[START OF DATA LINES]
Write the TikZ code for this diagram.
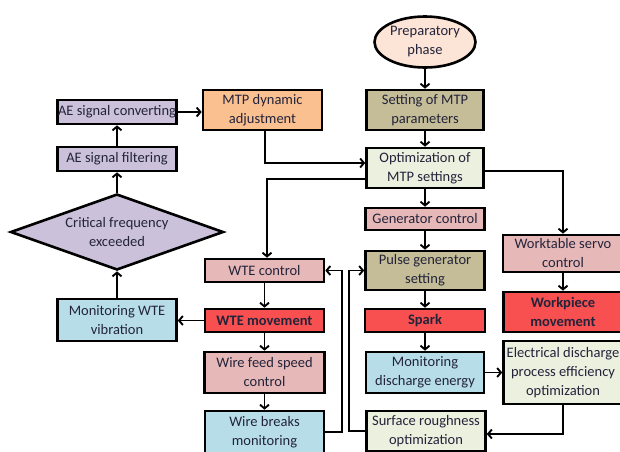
\documentclass[tikz,border=0pt]{standalone}
\usepackage{fontspec}
\setmainfont{Carlito}
\usetikzlibrary{arrows.meta,shapes.geometric}
\definecolor{txt}{HTML}{23233A}
\definecolor{cpeach}{HTML}{FCE4D6}
\definecolor{ctan}{HTML}{C4BD97}
\definecolor{cgreen}{HTML}{EBF0DF}
\definecolor{cpink}{HTML}{E6B9B8}
\definecolor{cred}{HTML}{F85050}
\definecolor{cblue}{HTML}{B7DEE8}
\definecolor{cpurple}{HTML}{CCC1DA}
\definecolor{corange}{HTML}{FAC090}
\begin{document}
\begin{tikzpicture}[x=1pt,y=-1pt,
  box/.style={draw=black, line width=2.6pt, rectangle, inner sep=0pt, align=center, text=txt,
    font=\fontsize{14.5}{19}\selectfont},
  redbox/.style={box, fill=cred, font=\fontsize{14.5}{19}\selectfont\bfseries},
  arr/.style={draw=black, line width=1.9pt, -{Straight Barb[length=3.8pt,width=9pt]}},
  ln/.style={draw=black, line width=1.9pt}
]
\useasboundingbox (0,0) rectangle (620,451);
\clip (0,0) rectangle (620,451);
\fill[white] (0,0) rectangle (620,451);

% left column
\node[box, fill=cpurple, minimum width=119, minimum height=24] (aeconv) at (117,112) {AE signal converting};
\node[box, fill=cpurple, minimum width=119, minimum height=24] (aefilt) at (117,159) {AE signal filtering};
\node[box, fill=corange, minimum width=119, minimum height=40] (mtpdyn) at (262.5,110) {MTP dynamic\\adjustment};
\node[box, diamond, aspect=2.75, fill=cpurple, minimum width=213, minimum height=76] (crit) at (117,232) {Critical frequency\\exceeded};
\node[box, fill=cblue, minimum width=119, minimum height=42] (monwte) at (117,320) {Monitoring WTE\\vibration};

% second column
\node[box, fill=cpink, minimum width=119, minimum height=23] (wtectrl) at (264.5,270.5) {WTE control};
\node[redbox, minimum width=119, minimum height=23] (wtemov) at (264.5,320.5) {WTE movement};
\node[box, fill=cpink, minimum width=120, minimum height=41] (wirefeed) at (264.5,372.5) {Wire feed speed\\control};
\node[box, fill=cblue, minimum width=119, minimum height=42] (wirebr) at (264.5,432) {Wire breaks\\monitoring};

% middle column
\node[box, ellipse, fill=cpeach, minimum width=101, minimum height=51] (prep) at (425,42) {Preparatory\\phase};
\node[box, fill=ctan, minimum width=117, minimum height=40] (setting) at (425,110) {Setting of MTP\\parameters};
\node[box, fill=cgreen, minimum width=117, minimum height=40] (optim) at (425,168) {Optimization of\\MTP settings};
\node[box, fill=cpink, minimum width=119, minimum height=22] (genctrl) at (425,219) {Generator control};
\node[box, fill=ctan, minimum width=119, minimum height=39] (pulse) at (425,270.5) {Pulse generator\\setting};
\node[redbox, minimum width=120, minimum height=23] (spark) at (425,320.5) {Spark};
\node[box, fill=cblue, minimum width=118, minimum height=41] (mondis) at (425,372.5) {Monitoring\\discharge energy};
\node[box, fill=cgreen, minimum width=119, minimum height=40] (surf) at (426,431) {Surface roughness\\optimization};

% right column
\node[box, fill=cpink, minimum width=120, minimum height=37] (worktab) at (563,253.5) {Worktable servo\\control};
\node[redbox, minimum width=119, minimum height=40] (workpc) at (563,312) {Workpiece\\movement};
\node[box, fill=cgreen, minimum width=119, minimum height=63] (elec) at (563,372.5) {Electrical discharge\\process efficiency\\optimization};

% connectors
\draw[arr] (prep) -- (setting);
\draw[arr] (setting) -- (optim);
\draw[arr] (optim) -- (genctrl);
\draw[arr] (genctrl) -- (pulse);
\draw[arr] (pulse) -- (spark);
\draw[arr] (spark) -- (mondis);
\draw[arr] (mondis.east) -- (mondis.east -| elec.west);
\draw[arr] (elec.south) |- ([yshift=-3pt]surf.east);
\draw[arr] (surf.west) -- ++(-16,0) |- (pulse.west);
\draw[arr] (wirebr.east) -- ++(17,0) |- (wtectrl.east);
\draw[arr] ([yshift=-11pt]optim.west) -| ([xshift=2.5pt]wtectrl.north);
\draw[arr] ([xshift=2.5pt]mtpdyn.south) |- ([yshift=5pt]optim.west);
\draw[arr] ([yshift=-3pt]optim.east) -| (worktab.north);
\draw[arr] (worktab) -- (workpc);
\draw[arr] (wtectrl) -- (wtemov);
\draw[arr] (wtemov.west) -- (wtemov.west -| monwte.east);
\draw[arr] (wtemov) -- (wirefeed);
\draw[arr] (wirefeed) -- (wirebr);
\draw[arr] (monwte) -- (crit);
\draw[arr] (crit.north) -- (aefilt.south);
\draw[arr] (aefilt) -- (aeconv);
\draw[arr] (aeconv.east) -- (aeconv.east -| mtpdyn.west);
\end{tikzpicture}
\end{document}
[END OF DATA LINES]
TASK TO COMPLETE: Make an exact copy of the data above, pictures excluded.

ANSWER BELOW:
Write the TikZ code for this diagram.
\documentclass[tikz,border=0pt]{standalone}
\usepackage{fontspec}
\setmainfont{Carlito}
\usetikzlibrary{arrows.meta,shapes.geometric}
\definecolor{txt}{HTML}{23233A}
\definecolor{cpeach}{HTML}{FCE4D6}
\definecolor{ctan}{HTML}{C4BD97}
\definecolor{cgreen}{HTML}{EBF0DF}
\definecolor{cpink}{HTML}{E6B9B8}
\definecolor{cred}{HTML}{F85050}
\definecolor{cblue}{HTML}{B7DEE8}
\definecolor{cpurple}{HTML}{CCC1DA}
\definecolor{corange}{HTML}{FAC090}
\begin{document}
\begin{tikzpicture}[x=1pt,y=-1pt,
  box/.style={draw=black, line width=2.6pt, rectangle, inner sep=0pt, align=center, text=txt,
    font=\fontsize{14.5}{19}\selectfont},
  redbox/.style={box, fill=cred, font=\fontsize{14.5}{19}\selectfont\bfseries},
  arr/.style={draw=black, line width=1.9pt, -{Straight Barb[length=3.8pt,width=9pt]}},
  ln/.style={draw=black, line width=1.9pt}
]
\useasboundingbox (0,0) rectangle (620,451);
\clip (0,0) rectangle (620,451);
\fill[white] (0,0) rectangle (620,451);

% left column
\node[box, fill=cpurple, minimum width=119, minimum height=24] (aeconv) at (117,112) {AE signal converting};
\node[box, fill=cpurple, minimum width=119, minimum height=24] (aefilt) at (117,159) {AE signal filtering};
\node[box, fill=corange, minimum width=119, minimum height=40] (mtpdyn) at (262.5,110) {MTP dynamic\\adjustment};
\node[box, diamond, aspect=2.75, fill=cpurple, minimum width=213, minimum height=76] (crit) at (117,232) {Critical frequency\\exceeded};
\node[box, fill=cblue, minimum width=119, minimum height=42] (monwte) at (117,320) {Monitoring WTE\\vibration};

% second column
\node[box, fill=cpink, minimum width=119, minimum height=23] (wtectrl) at (264.5,270.5) {WTE control};
\node[redbox, minimum width=119, minimum height=23] (wtemov) at (264.5,320.5) {WTE movement};
\node[box, fill=cpink, minimum width=120, minimum height=41] (wirefeed) at (264.5,372.5) {Wire feed speed\\control};
\node[box, fill=cblue, minimum width=119, minimum height=42] (wirebr) at (264.5,432) {Wire breaks\\monitoring};

% middle column
\node[box, ellipse, fill=cpeach, minimum width=101, minimum height=51] (prep) at (425,42) {Preparatory\\phase};
\node[box, fill=ctan, minimum width=117, minimum height=40] (setting) at (425,110) {Setting of MTP\\parameters};
\node[box, fill=cgreen, minimum width=117, minimum height=40] (optim) at (425,168) {Optimization of\\MTP settings};
\node[box, fill=cpink, minimum width=119, minimum height=22] (genctrl) at (425,219) {Generator control};
\node[box, fill=ctan, minimum width=119, minimum height=39] (pulse) at (425,270.5) {Pulse generator\\setting};
\node[redbox, minimum width=120, minimum height=23] (spark) at (425,320.5) {Spark};
\node[box, fill=cblue, minimum width=118, minimum height=41] (mondis) at (425,372.5) {Monitoring\\discharge energy};
\node[box, fill=cgreen, minimum width=119, minimum height=40] (surf) at (426,431) {Surface roughness\\optimization};

% right column
\node[box, fill=cpink, minimum width=120, minimum height=37] (worktab) at (563,253.5) {Worktable servo\\control};
\node[redbox, minimum width=119, minimum height=40] (workpc) at (563,312) {Workpiece\\movement};
\node[box, fill=cgreen, minimum width=119, minimum height=63] (elec) at (563,372.5) {Electrical discharge\\process efficiency\\optimization};

% connectors
\draw[arr] (prep) -- (setting);
\draw[arr] (setting) -- (optim);
\draw[arr] (optim) -- (genctrl);
\draw[arr] (genctrl) -- (pulse);
\draw[arr] (pulse) -- (spark);
\draw[arr] (spark) -- (mondis);
\draw[arr] (mondis.east) -- (mondis.east -| elec.west);
\draw[arr] (elec.south) |- ([yshift=-3pt]surf.east);
\draw[arr] (surf.west) -- ++(-16,0) |- (pulse.west);
\draw[arr] (wirebr.east) -- ++(17,0) |- (wtectrl.east);
\draw[arr] ([yshift=-11pt]optim.west) -| ([xshift=2.5pt]wtectrl.north);
\draw[arr] ([xshift=2.5pt]mtpdyn.south) |- ([yshift=5pt]optim.west);
\draw[arr] ([yshift=-3pt]optim.east) -| (worktab.north);
\draw[arr] (worktab) -- (workpc);
\draw[arr] (wtectrl) -- (wtemov);
\draw[arr] (wtemov.west) -- (wtemov.west -| monwte.east);
\draw[arr] (wtemov) -- (wirefeed);
\draw[arr] (wirefeed) -- (wirebr);
\draw[arr] (monwte) -- (crit);
\draw[arr] (crit.north) -- (aefilt.south);
\draw[arr] (aefilt) -- (aeconv);
\draw[arr] (aeconv.east) -- (aeconv.east -| mtpdyn.west);
\end{tikzpicture}
\end{document}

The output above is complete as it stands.